А сколько подлинной лихости, задора было в его движениях, то плавных, то резких, стремительных. В общем, Толик наглядно показал, что есть он, «чистокровный блатной», и что — другие фраера штампованные. Похоже, Толик остался удовлетворён произведённым эффектом.
И этот, само здоровье и сила, молодец — дубаря секанул? Может ли такое быть? И если это так, то как он умер? Что произошло?
Следствие по делу удушения завершилось на удивление быстро. Все четверо одновременно получили «обвиниловки». В тот же день состоялся воровской совет, на котором, как потом выяснилось, одобрили решение Толика Воинова объявить голодовку в знак протеста. Так же поступил и находящийся в другой камере Костя Цыган. Одновременно.
Но мы, фраера, мужики, ни о чём этом не знали. Заявление Пионер написал так аккуратно, что его никто из «посторонних» не прочёл. И саму бумагу он вручил дежурному по корпусу, когда в камере никого из «бесов», то есть мужиков же, не было — всех блатные спровадили на прогулку.
По неопытности своей я не сообразил, зачем понадобилось блатным, размешав в миске сахар, мочить в густой жиже полотенце и сушить его. Меня столь нелепая выходка лишь удивила. А ведь это полотенце предназначалось Толику на «подкормку» во время голодовки. Прояснилось впоследствии и другое: в заявлениях Воинова и Кости Филимонова содержался ультиматум: или их отшивают от дела об удушении, или — голодовка до конца. Потому что они, дескать, невиновны.
Костю, несмотря на его протесты, стали кормить насильно. Возможно, он не очень и сопротивлялся. И из камеры-одиночки спецкорпуса его привезли на суд целым и невредимым. А о смерти своего подельника остальные узнали лишь из приговора.
Что произошло с Воиновым, я узнал позже. В камере для осужденных. От самого Кости Цыгана.
С его слов, они с Толиком, не причастные к этому «мокрому» делу, решили во что бы то ни стало добиться «справедливости» — любой ценой. Даже собственной жизнью. О чём и написали в заявлениях прокурору. Согласно существующим правилам их перевели в камеры-одиночки. Через два или три дня к Воинову заявилась группа надзирателей и с ними пожилая женщина-врач с аппаратом искусственного кормления — «медицинский начальник тюрьмы». Они попытались ввести пищу в желудок Воинову через зонд, но строптивый зек оказал яростное сопротивление — один против всех. Он сапогом ударил по лицу женщину-врача, за что был зверски избит, связан по рукам и ногам, засунут в мешок и брошен на пол. Его заперли в камере и вошли в неё лишь тогда, когда он перестал стонать.
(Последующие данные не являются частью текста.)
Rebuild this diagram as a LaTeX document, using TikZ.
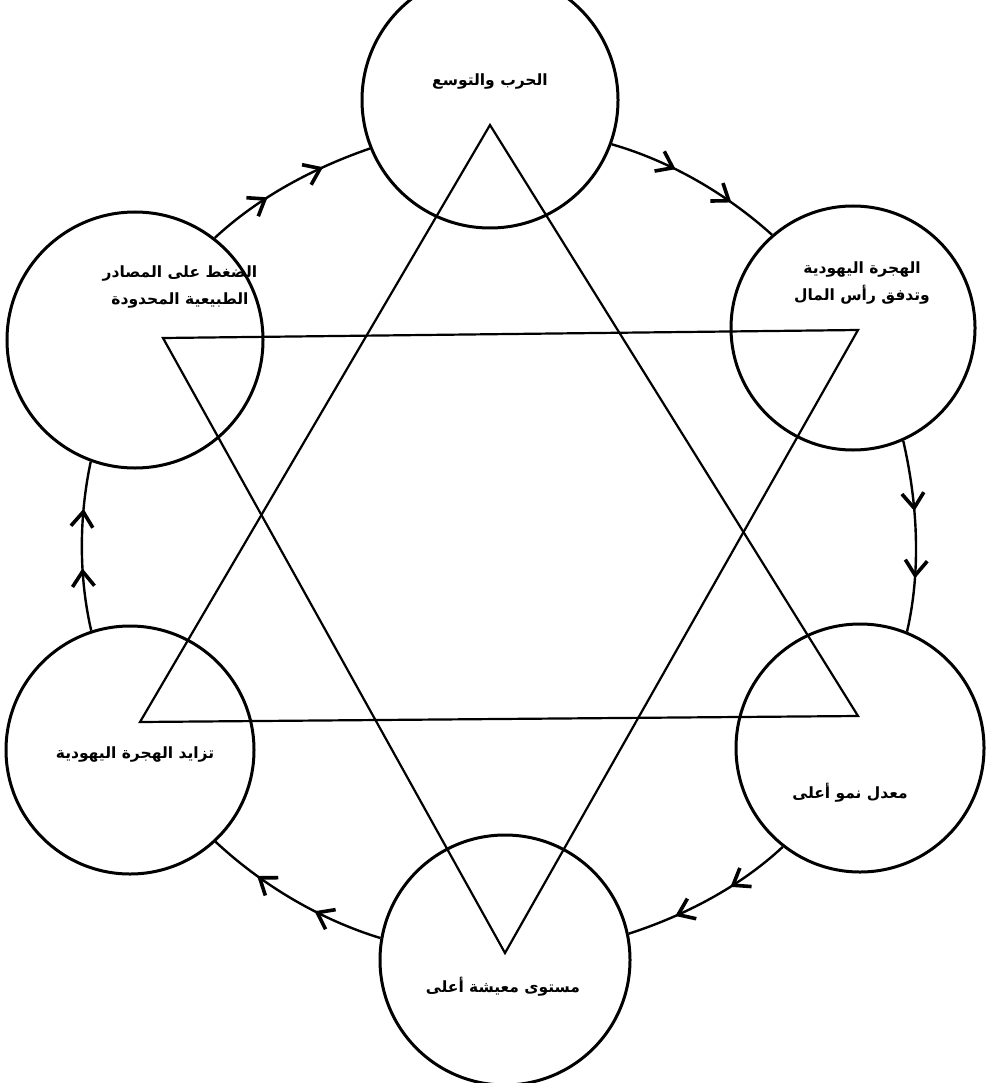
\documentclass[tikz,border=0pt]{standalone}
\usepackage{fontspec}
\usetikzlibrary{arrows.meta,decorations.markings}
\newfontfamily\arabicfont[Script=Arabic]{DejaVu Sans}
\TeXXeTstate=1
\begin{document}
\begin{tikzpicture}[x=1pt,y=-1pt,
  circ/.style={circle,draw,line width=3pt,inner sep=0pt},
  tri/.style={line width=2.2pt,line join=miter},
  lbl/.style={font=\arabicfont\bfseries\fontsize{15.5}{27}\selectfont,align=center,inner sep=0pt},
  flow/.style={line width=2.4pt,looseness=0.85,postaction={decorate},
    decoration={markings,
      mark=at position 0.37 with {\arrow{Straight Barb[length=15pt,width=22pt,line width=3.6pt]}},
      mark=at position 0.72 with {\arrow{Straight Barb[length=15pt,width=22pt,line width=3.6pt]}}}}
]
\useasboundingbox (0,0) rectangle (987,1083);
\clip (0,0) rectangle (987,1083);
\fill[white] (0,0) rectangle (987,1083);

% circles
\node[circ,minimum size=256pt] (t)  at (490,100) {};
\node[circ,minimum size=244pt] (ur) at (853,328) {};
\node[circ,minimum size=248pt] (lr) at (860,748) {};
\node[circ,minimum size=250pt] (b)  at (505,960) {};
\node[circ,minimum size=248pt] (ll) at (130,750) {};
\node[circ,minimum size=256pt] (ul) at (135,340) {};

% star of David
\draw[tri] (490,125) coordinate (ua) -- (140,722) coordinate (ul2) -- (858,716) coordinate (ur2) -- cycle;
\draw[tri] (163,338) coordinate (dl) -- (858,330) coordinate (dr) -- (505,953) coordinate (da) -- cycle;

% labels
\node[lbl] (tT)  at (490,82)  {\beginR الحرب والتوسع\endR};
\node[lbl] (tUR) at (862,283) {\beginR الهجرة اليهودية\endR\\\beginR وتدفق رأس المال\endR};
\node[lbl] (tLR) at (850,793) {\beginR معدل نمو أعلى\endR};
\node[lbl] (tB)  at (503,987) {\beginR مستوى معيشة أعلى\endR};
\node[lbl] (tLL) at (135,754) {\beginR تزايد الهجرة اليهودية\endR};
\node[lbl] (tUL) at (180,287) {\beginR الضغط على المصادر\endR\\\beginR الطبيعية المحدودة\endR};

% cycle connectors
\draw[flow] (t.-20) to[out=-16,in=138] (ur.131);
\draw[flow] (ur.-66) to[out=-77,in=77] (lr.68);
\draw[flow] (lr.-128) to[out=223,in=18] (b.12);
\draw[flow] (b.170) to[out=163,in=-43] (ll.-47);
\draw[flow] (ll.108) to[out=103,in=-102] (ul.-110);
\draw[flow] (ul.52) to[out=43,in=-161] (t.-158);
\end{tikzpicture}
\end{document}
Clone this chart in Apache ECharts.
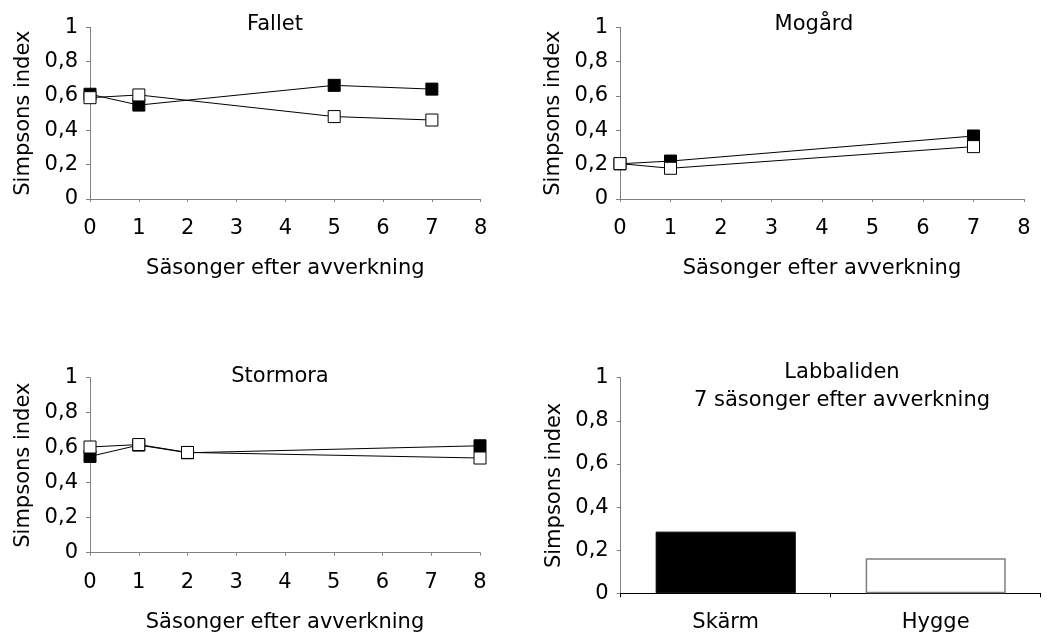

Конечно же, никто никак за эту смерть не поплатился. Да и оправдательный документ у тюремщиков имелся железный — заявление прокурору. Уверен, не будь такого документа, результат был бы тот же самый. Безнаказанность. Мало ли зеков умирало по тюрьмам своей или не своей смертью. Кстати, упомянутая женщина-врач, майор медицинской службы, как мне тогда показалось, старуха, приблизительно в те же дни проводила и мне искусственное кормление и лечение. И впечатление о ней у меня осталось однозначное: какой же она добрый человек!